Abstract

Thirteen cases of medulloblastoma were experienced. All of the patients were operated on and the diagnosis was confirmed histologically. Nine were then treated with cranial and spinal irradiation. Three patients received incomplete irradiation and one died without it. A one year-old and a 14 year-old boys among the nine patients with completed scheduled irradiation showed no recurrence or metastasis; the former for seven years and four months and the latter for five years. In the other seven cases, five had local recurrences and six had spinal metastasis. Four of these patients also showed second recurrences and/or metastasis. There were three spinal, one frontal, one extracranial metastases and two local recurrences.

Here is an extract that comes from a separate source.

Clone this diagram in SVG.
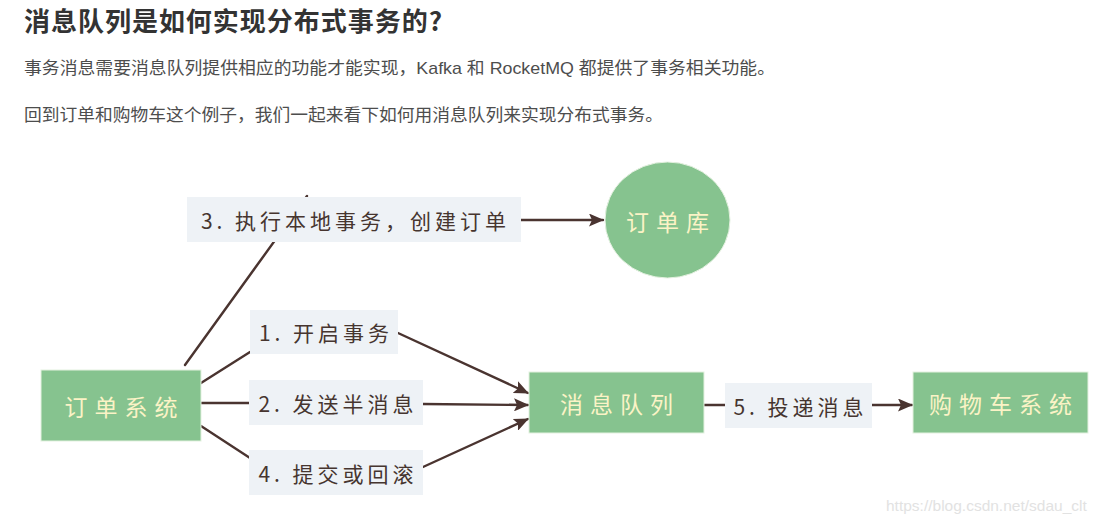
<svg xmlns="http://www.w3.org/2000/svg" width="1101" height="521" viewBox="0 0 1101 521">
  <defs>
    <marker id="ah" viewBox="0 0 15 13" refX="14" refY="6.5" markerWidth="15" markerHeight="13" markerUnits="userSpaceOnUse" orient="auto">
      <path d="M0,0 L15,6.5 L0,13 L3,6.5 Z" fill="#4a3430"/>
    </marker>
    <style>
      .h{font-family:"Noto Sans CJK SC","Liberation Sans",sans-serif;font-weight:700;font-size:26px;fill:#333}
      .p{font-family:"Liberation Sans","Noto Sans CJK SC",sans-serif;font-size:17px;fill:#4d4d4d}
      .g{fill:#86c38f;stroke:#e4f1e0;stroke-width:1}
      .lb{fill:#eef2f6}
      .gt{font-family:"Noto Sans CJK SC",sans-serif;font-size:23px;fill:#fbf3c6;text-anchor:middle;dominant-baseline:central;letter-spacing:7px}
      .lt{font-family:"Noto Sans CJK SC",sans-serif;font-size:21px;fill:#46352f;text-anchor:middle;dominant-baseline:central;letter-spacing:4px}
      .c{fill:none;stroke:#4a3430;stroke-width:2.4;stroke-linecap:round}
      .wm{font-family:"Liberation Sans",sans-serif;font-size:15.5px;fill:#e2e2e2}
    </style>
  </defs>
  <rect width="1101" height="521" fill="#ffffff"/>

  <g id="text-header">
    <text class="h" x="24" y="31" textLength="418" lengthAdjust="spacing">消息队列是如何实现分布式事务的?</text>
    <text class="p" x="24" y="74" textLength="751" lengthAdjust="spacingAndGlyphs">事务消息需要消息队列提供相应的功能才能实现，Kafka 和 RocketMQ 都提供了事务相关功能。</text>
    <text class="p" x="24" y="121" textLength="639" lengthAdjust="spacingAndGlyphs">回到订单和购物车这个例子，我们一起来看下如何用消息队列来实现分布式事务。</text>
  </g>

  <g id="connectors">
    <line class="c" x1="185" y1="365" x2="307" y2="196" stroke-width="1.6"/>
    <line class="c" x1="521" y1="220" x2="603" y2="220" marker-end="url(#ah)"/>
    <line class="c" x1="201" y1="383" x2="250" y2="352"/>
    <line class="c" x1="398" y1="333" x2="528" y2="393" marker-end="url(#ah)"/>
    <line class="c" x1="201" y1="403" x2="249" y2="403"/>
    <line class="c" x1="423" y1="404" x2="528" y2="405" marker-end="url(#ah)"/>
    <line class="c" x1="201" y1="426" x2="250" y2="458"/>
    <line class="c" x1="423" y1="467" x2="528" y2="419" marker-end="url(#ah)"/>
    <line class="c" x1="704" y1="405" x2="725" y2="405"/>
    <line class="c" x1="872" y1="405" x2="912" y2="405" marker-end="url(#ah)"/>
  </g>

  <g id="label-3">
    <rect class="lb" x="187" y="197" width="334" height="45"/>
    <text class="lt" x="355.5" y="220">3. 执行本地事务，创建订单</text>
  </g>
  <g id="label-1">
    <rect class="lb" x="250" y="310" width="148" height="44"/>
    <text class="lt" x="326" y="332">1. 开启事务</text>
  </g>
  <g id="label-2">
    <rect class="lb" x="249" y="380" width="174" height="45"/>
    <text class="lt" x="338" y="403">2. 发送半消息</text>
  </g>
  <g id="label-4">
    <rect class="lb" x="249" y="450" width="174" height="45"/>
    <text class="lt" x="338" y="473">4. 提交或回滚</text>
  </g>
  <g id="label-5">
    <rect class="lb" x="725" y="383" width="147" height="45"/>
    <text class="lt" x="800.5" y="406">5. 投递消息</text>
  </g>

  <g id="node-order-system">
    <rect class="g" x="41" y="370" width="160" height="71"/>
    <text class="gt" x="124.5" y="406">订单系统</text>
  </g>
  <g id="node-order-db">
    <ellipse class="g" cx="667.5" cy="220" rx="62.5" ry="58"/>
    <text class="gt" x="671" y="221">订单库</text>
  </g>
  <g id="node-mq">
    <rect class="g" x="529" y="372" width="175" height="61"/>
    <text class="gt" x="620" y="403">消息队列</text>
  </g>
  <g id="node-cart-system">
    <rect class="g" x="913" y="372" width="175" height="61"/>
    <text class="gt" x="1004" y="403">购物车系统</text>
  </g>

  <g id="watermark">
    <text class="wm" x="886" y="511">https://blog.csdn.net/sdau_clt</text>
  </g>
</svg>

Recurrences and/or metastases in three of these seven cases were aggressively treated with re-irradiation and combined-chemotherapy (vincristine, procarbazine and predonisolone, including methtrexate occasionally). Patients with recurrence and/or metastasis after one year or with survival times of more than three years were found to be older, had radical operations and received less primary dosis in the posterior fossa and a higher dosis in the spinal canal, compared with patients with early recurrence and/or metastasis or with short survival periods. Three patients who received re-irradiation and combined chemotherapy and one patient who was treated with antibiotics for meningitis are alive at present. It was clear that not only the age of patients and operative procedures, but the spinal irradiation dosis influenced the time of recurrence or metastasis and survival. Primary spinal irradiation doses were below 2, 500 rads in seven of the nine cases who completed initial cranial and scheduled spinal irradiation. It seems that a low dosis in the spinal canal decreased the survival rate compared with those in other institutions using higher spinal doses. Complete irradiation of the entire CNS at certain doses (whole brain: 4, 000-5, 000 rads, posterior fossa: 4, 500-5, 000 rads, and spinal: 3, 000-3, 500 rads) and early postoperative chemotherapy are recommended, and aggressive treatment including re-operation, re-irradiation and long term combined-chemotherapy is indispensable to combat recurrence and metastasis.